start Data segment

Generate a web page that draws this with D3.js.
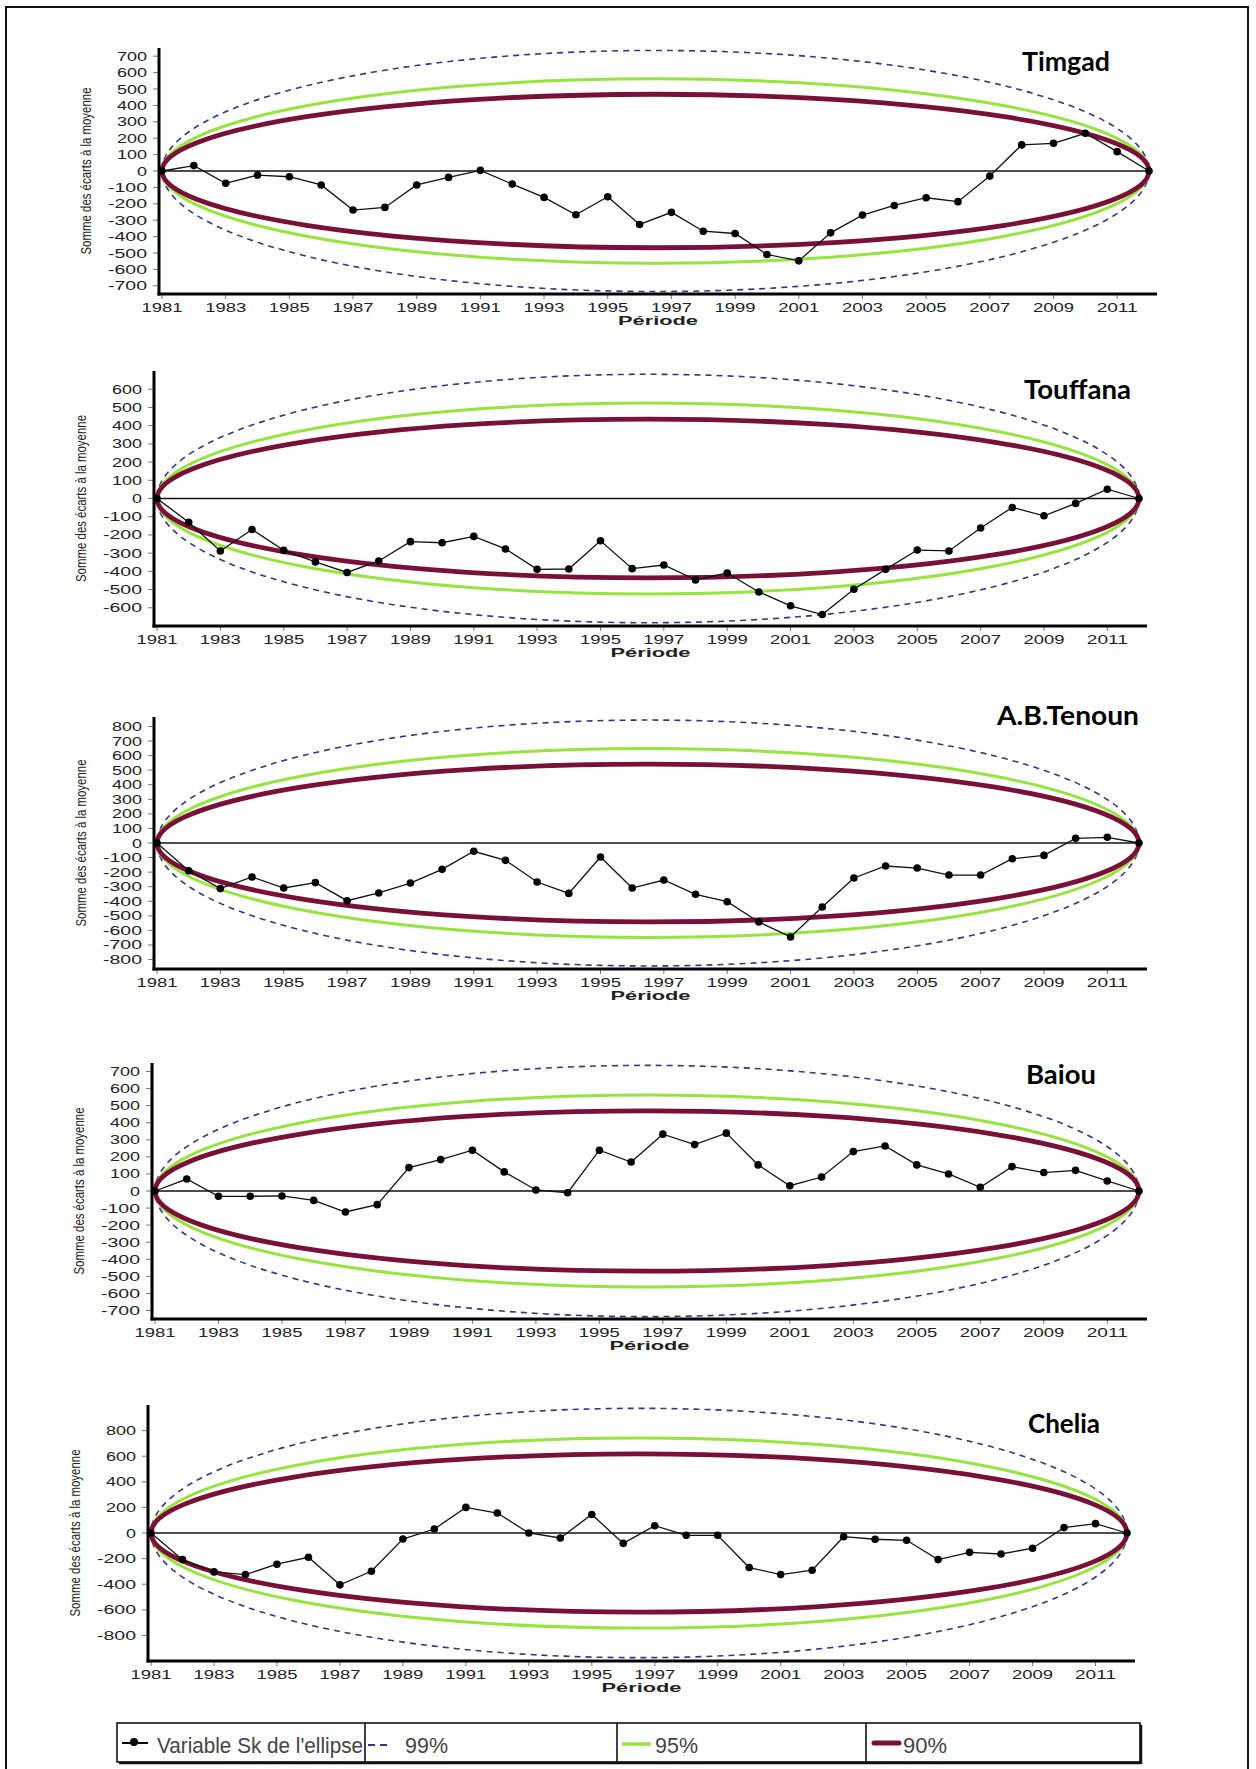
<!DOCTYPE html>
<html>
<head>
<meta charset="utf-8">
<script src="https://cdn.jsdelivr.net/npm/d3@7"></script>
<style>
  html, body { margin: 0; padding: 0; background: #fff; }
  svg { display: block; }
</style>
</head>
<body>
<svg id="chart" width="1256" height="1769"></svg>
<script>
// ---------------- DATA ----------------
const years = [1981,1982,1983,1984,1985,1986,1987,1988,1989,1990,1991,1992,1993,1994,1995,1996,
               1997,1998,1999,2000,2001,2002,2003,2004,2005,2006,2007,2008,2009,2010,2011,2012];
const stations = ["Timgad", "Touffana", "A.B.Tenoun", "Baiou", "Chelia"];

const timgad   = [0, 33, -75, -25, -35, -85, -238, -222, -85, -39, 4, -80, -161, -267, -157, -326,
                  -252, -367, -381, -509, -548, -377, -269, -210, -163, -187, -31, 159, 169, 230, 118, 0];
const touffana = [0, -130, -288, -170, -285, -348, -406, -343, -237, -243, -208, -277, -389, -387, -232, -385,
                  -365, -447, -409, -513, -589, -637, -498, -389, -283, -288, -162, -49, -95, -27, 51, 0];
const abTenoun = [0, -190, -313, -233, -309, -272, -396, -343, -275, -181, -57, -119, -268, -346, -96, -309,
                  -254, -352, -403, -542, -645, -439, -240, -158, -172, -220, -220, -108, -85, 32, 39, 0];
const baiou    = [0, 70, -31, -31, -29, -55, -123, -80, 137, 184, 239, 112, 6, -10, 239, 170,
                  333, 272, 339, 153, 31, 82, 231, 264, 153, 100, 22, 143, 108, 121, 59, 0];
const chelia   = [0, -208, -304, -325, -244, -190, -405, -299, -47, 31, 200, 156, 0, -39, 145, -81,
                  57, -18, -18, -270, -325, -291, -29, -49, -57, -208, -151, -164, -119, 42, 73, 0];
const seriesValues = [timgad, touffana, abTenoun, baiou, chelia];

// peak half-height of Bois control ellipses
const ellipse90 = [468, 436, 542, 470, 618];
const ellipse95 = [562, 524, 648, 562, 743];
const ellipse99 = [735, 682, 844, 736, 974];

const yTicksTimgad   = [-700,-600,-500,-400,-300,-200,-100,0,100,200,300,400,500,600,700];
const yTicksTouffana = [-600,-500,-400,-300,-200,-100,0,100,200,300,400,500,600];
const yTicksTenoun   = [-800,-700,-600,-500,-400,-300,-200,-100,0,100,200,300,400,500,600,700,800];
const yTicksBaiou    = [-700,-600,-500,-400,-300,-200,-100,0,100,200,300,400,500,600,700];
const yTicksChelia   = [-800,-600,-400,-200,0,200,400,600,800];
const yTickSets = [yTicksTimgad, yTicksTouffana, yTicksTenoun, yTicksBaiou, yTicksChelia];
const yLimits = [750, 700, 865, 750, 1000];

const xTickYears = [1981,1983,1985,1987,1989,1991,1993,1995,1997,1999,2001,2003,2005,2007,2009,2011];
const yAxisTitle = "Somme des écarts à la moyenne";
const xAxisTitle = "Période";
const legendLabels = ["Variable Sk de l'ellipse", "99%", "95%", "90%"];

// ---------------- LAYOUT (positions / styles) ----------------
const panels = [
  { x0: 162, x1: 1149, top: 48,   bottom: 294,  title: { x: 1022, y: 71,   w: 88 } },
  { x0: 157, x1: 1139, top: 371,  bottom: 626,  title: { x: 1024, y: 399,  w: 107 } },
  { x0: 157, x1: 1139, top: 717,  bottom: 969,  title: { x: 997,  y: 725,  w: 142 } },
  { x0: 155, x1: 1139, top: 1063, bottom: 1319, title: { x: 1026, y: 1084, w: 70 } },
  { x0: 151, x1: 1127, top: 1405, bottom: 1661, title: { x: 1028, y: 1433, w: 72 } }
];
const C90 = "#7a1038", C95 = "#96e43c", C99 = "#35358a";
const tickFont = "'Liberation Sans', Arial, sans-serif";

const svg = d3.select("#chart");
svg.append("rect").attr("width", 1256).attr("height", 1769).attr("fill", "#fff");

function labelWidth(v) {
  const s = String(Math.abs(v));
  return s.length * 10 + (v < 0 ? 9 : 0);
}

panels.forEach((p, i) => {
  const g = svg.append("g");
  const lim = yLimits[i];
  const x = d3.scaleLinear().domain([years[0], years[years.length - 1]]).range([p.x0, p.x1]);
  const y = d3.scaleLinear().domain([-lim, lim]).range([p.bottom, p.top]);
  const axisX = p.x0 - 3;
  const mid = (years[0] + years[years.length - 1]) / 2;

  // control ellipses
  const ells = [
    { v: ellipse99[i], c: C99, w: 1.6, dash: "6,5" },
    { v: ellipse95[i], c: C95, w: 3, dash: null },
    { v: ellipse90[i], c: C90, w: 4.8, dash: null }
  ];
  ells.forEach(e => {
    g.append("ellipse")
      .attr("cx", x(mid)).attr("cy", y(0))
      .attr("rx", x(years[years.length - 1]) - x(mid))
      .attr("ry", y(0) - y(e.v))
      .attr("fill", "none")
      .attr("stroke", e.c)
      .attr("stroke-width", e.w)
      .attr("stroke-dasharray", e.dash);
  });

  // zero line
  g.append("line")
    .attr("x1", axisX).attr("x2", x(years[years.length - 1]))
    .attr("y1", y(0)).attr("y2", y(0))
    .attr("stroke", "#111").attr("stroke-width", 1.3);

  // series
  const vals = seriesValues[i];
  const line = d3.line().x((d, k) => x(years[k])).y(d => y(d));
  g.append("path").datum(vals)
    .attr("d", line).attr("fill", "none")
    .attr("stroke", "#111").attr("stroke-width", 1.3);
  g.selectAll("circle.pt").data(vals).enter().append("circle")
    .attr("class", "pt")
    .attr("cx", (d, k) => x(years[k])).attr("cy", d => y(d))
    .attr("r", 3.8).attr("fill", "#000");

  // y ticks & labels
  yTickSets[i].forEach(t => {
    g.append("line")
      .attr("x1", axisX - 6).attr("x2", axisX)
      .attr("y1", y(t)).attr("y2", y(t))
      .attr("stroke", "#777").attr("stroke-width", 1);
    g.append("text")
      .attr("x", axisX - 12).attr("y", y(t) + 4.5)
      .attr("text-anchor", "end")
      .attr("font-family", tickFont).attr("font-size", 12)
      .attr("fill", "#222")
      .attr("textLength", labelWidth(t)).attr("lengthAdjust", "spacingAndGlyphs")
      .text(t);
  });

  // x ticks & labels
  xTickYears.forEach(yr => {
    g.append("line")
      .attr("x1", x(yr)).attr("x2", x(yr))
      .attr("y1", p.bottom).attr("y2", p.bottom + 5)
      .attr("stroke", "#777").attr("stroke-width", 1);
    g.append("text")
      .attr("x", x(yr)).attr("y", p.bottom + 18)
      .attr("text-anchor", "middle")
      .attr("font-family", tickFont).attr("font-size", 12.5)
      .attr("fill", "#222")
      .attr("textLength", 41).attr("lengthAdjust", "spacingAndGlyphs")
      .text(yr);
  });

  // axes lines
  g.append("line")
    .attr("x1", axisX).attr("x2", axisX)
    .attr("y1", p.top).attr("y2", p.bottom + 1.5)
    .attr("stroke", "#000").attr("stroke-width", 3);
  g.append("line")
    .attr("x1", axisX - 1.5).attr("x2", x(years[years.length - 1]) + 8)
    .attr("y1", p.bottom).attr("y2", p.bottom)
    .attr("stroke", "#000").attr("stroke-width", 3);

  // axis titles
  const yc = (p.top + p.bottom) / 2;
  g.append("text")
    .attr("transform", `translate(${axisX - 68},${yc}) rotate(-90)`)
    .attr("text-anchor", "middle")
    .attr("font-family", "'Liberation Sans Narrow', 'Liberation Sans', Arial, sans-serif")
    .attr("font-size", 15).attr("fill", "#222")
    .attr("textLength", 167).attr("lengthAdjust", "spacingAndGlyphs")
    .text(yAxisTitle);
  g.append("text")
    .attr("x", (axisX + x(years[years.length - 1]) + 8) / 2).attr("y", p.bottom + 31)
    .attr("text-anchor", "middle")
    .attr("font-family", tickFont).attr("font-size", 12.5).attr("font-weight", "bold")
    .attr("fill", "#222")
    .attr("textLength", 80).attr("lengthAdjust", "spacingAndGlyphs")
    .text(xAxisTitle);

  // station title
  g.append("text")
    .attr("x", p.title.x).attr("y", p.title.y)
    .attr("font-family", "Lato, 'Open Sans', sans-serif")
    .attr("font-size", 26).attr("font-weight", "bold").attr("fill", "#000")
    .attr("textLength", p.title.w).attr("lengthAdjust", "spacingAndGlyphs")
    .text(stations[i]);
});

// ---------------- LEGEND ----------------
const lg = svg.append("g");
const L = { x: 117, y: 1723, w: 1023, h: 39, dividers: [365, 617, 866] };
lg.append("rect").attr("x", L.x).attr("y", L.y).attr("width", L.w).attr("height", L.h)
  .attr("fill", "#fff").attr("stroke", "#111").attr("stroke-width", 1.6);
lg.append("line").attr("x1", L.x + 2).attr("x2", L.x + L.w + 1.5)
  .attr("y1", L.y + L.h + 1).attr("y2", L.y + L.h + 1).attr("stroke", "#111").attr("stroke-width", 2.5);
lg.append("line").attr("x1", L.x + L.w + 1).attr("x2", L.x + L.w + 1)
  .attr("y1", L.y + 2).attr("y2", L.y + L.h + 2).attr("stroke", "#111").attr("stroke-width", 2.5);
L.dividers.forEach(dx => {
  lg.append("line").attr("x1", dx).attr("x2", dx).attr("y1", L.y).attr("y2", L.y + L.h)
    .attr("stroke", "#111").attr("stroke-width", 1.6);
});
const ly = L.y + 20;
// series symbol
lg.append("line").attr("x1", 122).attr("x2", 148).attr("y1", ly).attr("y2", ly)
  .attr("stroke", "#000").attr("stroke-width", 2);
lg.append("circle").attr("cx", 134).attr("cy", ly - 1).attr("r", 4).attr("fill", "#000");
// 99 symbol
lg.append("line").attr("x1", 368).attr("x2", 389).attr("y1", ly + 2).attr("y2", ly + 2)
  .attr("stroke", C99).attr("stroke-width", 2).attr("stroke-dasharray", "7,5");
// 95 symbol
lg.append("line").attr("x1", 622).attr("x2", 651).attr("y1", ly + 1).attr("y2", ly + 1)
  .attr("stroke", C95).attr("stroke-width", 3.5);
// 90 symbol
lg.append("line").attr("x1", 874).attr("x2", 899).attr("y1", ly).attr("y2", ly)
  .attr("stroke", C90).attr("stroke-width", 5).attr("stroke-linecap", "round");

const legendText = [
  { x: 157, w: 206 }, { x: 405, w: 43 }, { x: 655, w: 43 }, { x: 903, w: 44 }
];
legendText.forEach((t, k) => {
  lg.append("text").attr("x", t.x).attr("y", L.y + 30)
    .attr("font-family", "'Liberation Sans Narrow', 'Liberation Sans', Arial, sans-serif")
    .attr("font-size", 22).attr("fill", "#444")
    .attr("textLength", t.w).attr("lengthAdjust", "spacingAndGlyphs")
    .text(legendLabels[k]);
});

// outer frame (bottom edge runs past the picture)
svg.append("rect").attr("x", 6).attr("y", 7).attr("width", 1242).attr("height", 1775)
  .attr("fill", "none").attr("stroke", "#111").attr("stroke-width", 2);
</script>
</body>
</html>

end Data segment

Exercise objective
Skip every picture and return the lines above from the top through the one that contains "abTenoun, baiou, chelia];".

Answer for the task
Generate a web page that draws this with D3.js.
<!DOCTYPE html>
<html>
<head>
<meta charset="utf-8">
<script src="https://cdn.jsdelivr.net/npm/d3@7"></script>
<style>
  html, body { margin: 0; padding: 0; background: #fff; }
  svg { display: block; }
</style>
</head>
<body>
<svg id="chart" width="1256" height="1769"></svg>
<script>
// ---------------- DATA ----------------
const years = [1981,1982,1983,1984,1985,1986,1987,1988,1989,1990,1991,1992,1993,1994,1995,1996,
               1997,1998,1999,2000,2001,2002,2003,2004,2005,2006,2007,2008,2009,2010,2011,2012];
const stations = ["Timgad", "Touffana", "A.B.Tenoun", "Baiou", "Chelia"];

const timgad   = [0, 33, -75, -25, -35, -85, -238, -222, -85, -39, 4, -80, -161, -267, -157, -326,
                  -252, -367, -381, -509, -548, -377, -269, -210, -163, -187, -31, 159, 169, 230, 118, 0];
const touffana = [0, -130, -288, -170, -285, -348, -406, -343, -237, -243, -208, -277, -389, -387, -232, -385,
                  -365, -447, -409, -513, -589, -637, -498, -389, -283, -288, -162, -49, -95, -27, 51, 0];
const abTenoun = [0, -190, -313, -233, -309, -272, -396, -343, -275, -181, -57, -119, -268, -346, -96, -309,
                  -254, -352, -403, -542, -645, -439, -240, -158, -172, -220, -220, -108, -85, 32, 39, 0];
const baiou    = [0, 70, -31, -31, -29, -55, -123, -80, 137, 184, 239, 112, 6, -10, 239, 170,
                  333, 272, 339, 153, 31, 82, 231, 264, 153, 100, 22, 143, 108, 121, 59, 0];
const chelia   = [0, -208, -304, -325, -244, -190, -405, -299, -47, 31, 200, 156, 0, -39, 145, -81,
                  57, -18, -18, -270, -325, -291, -29, -49, -57, -208, -151, -164, -119, 42, 73, 0];
const seriesValues = [timgad, touffana, abTenoun, baiou, chelia];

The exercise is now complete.